Context and Perspective

Consider some of the activities you've been involved with in the past week or so. Have you purchased groceries or gasoline? Withdrawn cash at an ATM? Attended a concert, movie, or other public event? Perhaps you went out to eat at a restaurant, stopped by your local post office to mail a package, made a purchase online, or placed a phone call to a utility company. Every day, our lives are filled with interactions—encounters with companies, other individuals, the government, and various other organizations.

In today's technology-driven society, many of those encounters involve the transfer of information electronically. That information is recorded and passed across networks in order to complete financial transactions, reassign ownership or responsibility, and enable delivery of goods and services. Think about the amount of data collected each time even one of these activities occurs.

Take the grocery store, for example. If you take items off the shelf, those items will have to be replenished for future shoppers—perhaps even for yourself. After all, you'll need to make similar purchases again when that case of cereal runs out in a few weeks or when the bottle of milk runs dry. The grocery store must constantly replenish its supply of inventory, keeping the items people want to buy in stock while maintaining freshness in the products it sells. It makes sense that large databases are running behind the scenes, recording data about what people buy and how much of it as shoppers check out and pay for their groceries. All of that data must be recorded and then reported to someone whose job it is to reorder items for the store's inventory.

However, in the world of data mining, simply keeping inventory up to date is only the beginning. Does your grocery store require (or at least incentivize) you to carry a frequent shopper card or similar device, which, when scanned at checkout time, gives you the best price on each item you're buying? If so, the store can keep track of not only storewide purchasing trends but individual purchasing trends as well. The store can target market to you by sending mailers with coupons for products you tend to purchase most frequently and suggesting companion items that others may buy when they purchase the same items you do.

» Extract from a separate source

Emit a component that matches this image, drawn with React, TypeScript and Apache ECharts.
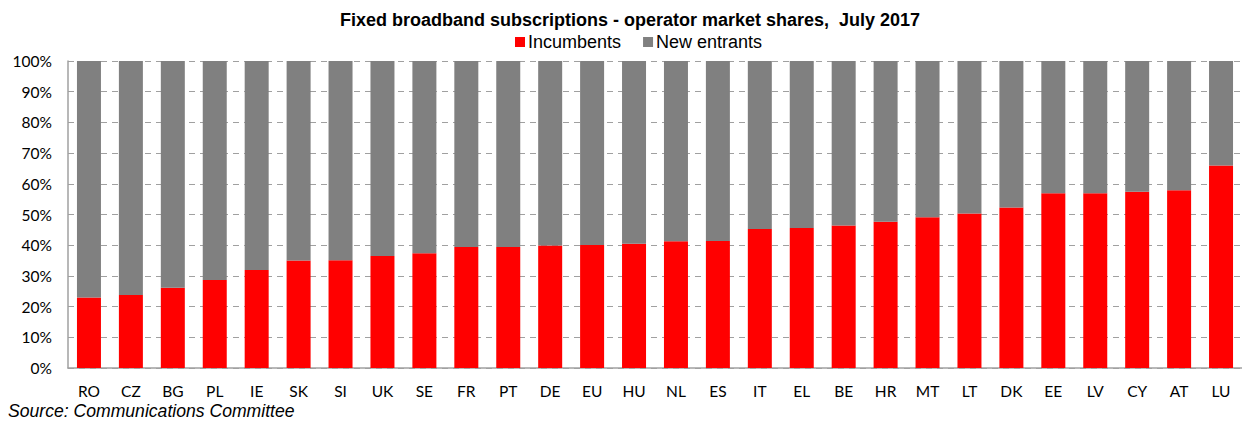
import React, { useEffect, useRef } from "react";
import * as echarts from "echarts";

const categories = ["RO","CZ","BG","PL","IE","SK","SI","UK","SE","FR","PT","DE","EU","HU","NL","ES","IT","EL","BE","HR","MT","LT","DK","EE","LV","CY","AT","LU"];
const incumbents = [23.0,23.8,26.1,28.7,31.9,35.0,35.1,36.5,37.4,39.4,39.4,39.9,40.1,40.5,41.3,41.4,45.3,45.6,46.4,47.6,49.1,50.3,52.3,56.9,56.9,57.4,57.9,66.0];
const newEntrants = [77.0,76.2,73.9,71.3,68.1,65.0,64.9,63.5,62.6,60.6,60.6,60.1,59.9,59.5,58.7,58.6,54.7,54.4,53.6,52.4,50.9,49.7,47.7,43.1,43.1,42.6,42.1,34.0];

export default function App() {
  const ref = useRef<HTMLDivElement>(null);
  useEffect(() => {
    if (!ref.current) return;
    const chart = echarts.init(ref.current, null, { renderer: "svg" });
    chart.setOption({
      animation: false,
      backgroundColor: "#ffffff",
      title: {
        text: "Fixed broadband subscriptions - operator market shares,  July 2017",
        left: 625,
        textAlign: "center",
        top: 6,
        textStyle: { fontFamily: "Liberation Sans, Arial, sans-serif", fontSize: 18, fontWeight: "bold", color: "#000" },
      },
      legend: {
        left: 510,
        top: 28,
        itemWidth: 10,
        itemHeight: 10,
        itemGap: 22,
        icon: "rect",
        textStyle: { fontFamily: "Liberation Sans, Arial, sans-serif", fontSize: 18, color: "#000", padding: [0, 0, 0, -2] },
        data: ["Incumbents", "New entrants"],
      },
      grid: { left: 68, right: 0, top: 61, bottom: 53, containLabel: false },
      xAxis: {
        type: "category",
        data: categories,
        axisLine: { lineStyle: { color: "#a0a0a0", width: 1.5 } },
        axisTick: { show: false },
        axisLabel: { fontFamily: "Lato, Open Sans, sans-serif", fontSize: 15.5, color: "#000", margin: 15, interval: 0 },
      },
      yAxis: {
        type: "value",
        min: 0,
        max: 100,
        interval: 10,
        axisLine: { show: true, lineStyle: { color: "#a0a0a0", width: 1.5 } },
        axisTick: { show: false },
        axisLabel: { formatter: "{value}%", fontFamily: "Lato, Open Sans, sans-serif", fontSize: 15.5, color: "#000", margin: 16 },
        splitLine: { lineStyle: { color: "#a0a0a0", type: [6, 5], width: 1.2 } },
      },
      series: [
        {
          name: "Incumbents",
          type: "bar",
          stack: "total",
          data: incumbents,
          barWidth: 24,
          itemStyle: { color: "#ff0000" },
        },
        {
          name: "New entrants",
          type: "bar",
          stack: "total",
          data: newEntrants,
          barWidth: 24,
          itemStyle: { color: "#808080" },
        },
      ],
      graphic: [
        {
          type: "text",
          left: 8,
          top: 402,
          style: {
            text: "Source: Communications Committee",
            font: "italic 17.6px 'Liberation Sans', Arial, sans-serif",
            fill: "#000",
          },
        },
      ],
    });
    return () => chart.dispose();
  }, []);
  return <div ref={ref} style={{ position: "fixed", left: 0, top: 0, width: 1242, height: 421 }} />;
}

Now let's take it one step further. Consider the types of information one provides when filling out the form to receive a frequent shopper card. You probably would have to indicate your address, date of birth (or at least birth year), gender, perhaps the size of your family, annual household income range, or other such information. Think about the possibilities now open to your grocery store as they analyze that vast amount of data they collect at the cash register each day:

  • ZIP code data can help the store locate the areas of greatest customer density, perhaps aiding their decision about the location for construction of their next store.

  • Using demographic information, the store may be able to tailor marketing displays or promotions to the preferences of their specific customers. The store can avoid mailing coupons for baby food to elderly customers, or proactively provide discounts on pet items to customers whose previous buying behavior is consistent with being a dog owner.

  • Coupling receipt time stamps with loyalty card data can even help stores know what time of day or what day of the week to promote certain items.

These are only a few of the many examples of potential uses for data mining. Perhaps as you read through this introduction, some other potential uses for data mining came to your mind. You may have also wondered how ethical some of these applications might be. This text has been designed to help you understand not only the possibilities brought about through data mining but also the techniques involved in making those possibilities a reality, while accepting the responsibility that accompanies the collection and use of such vast amounts of personal information.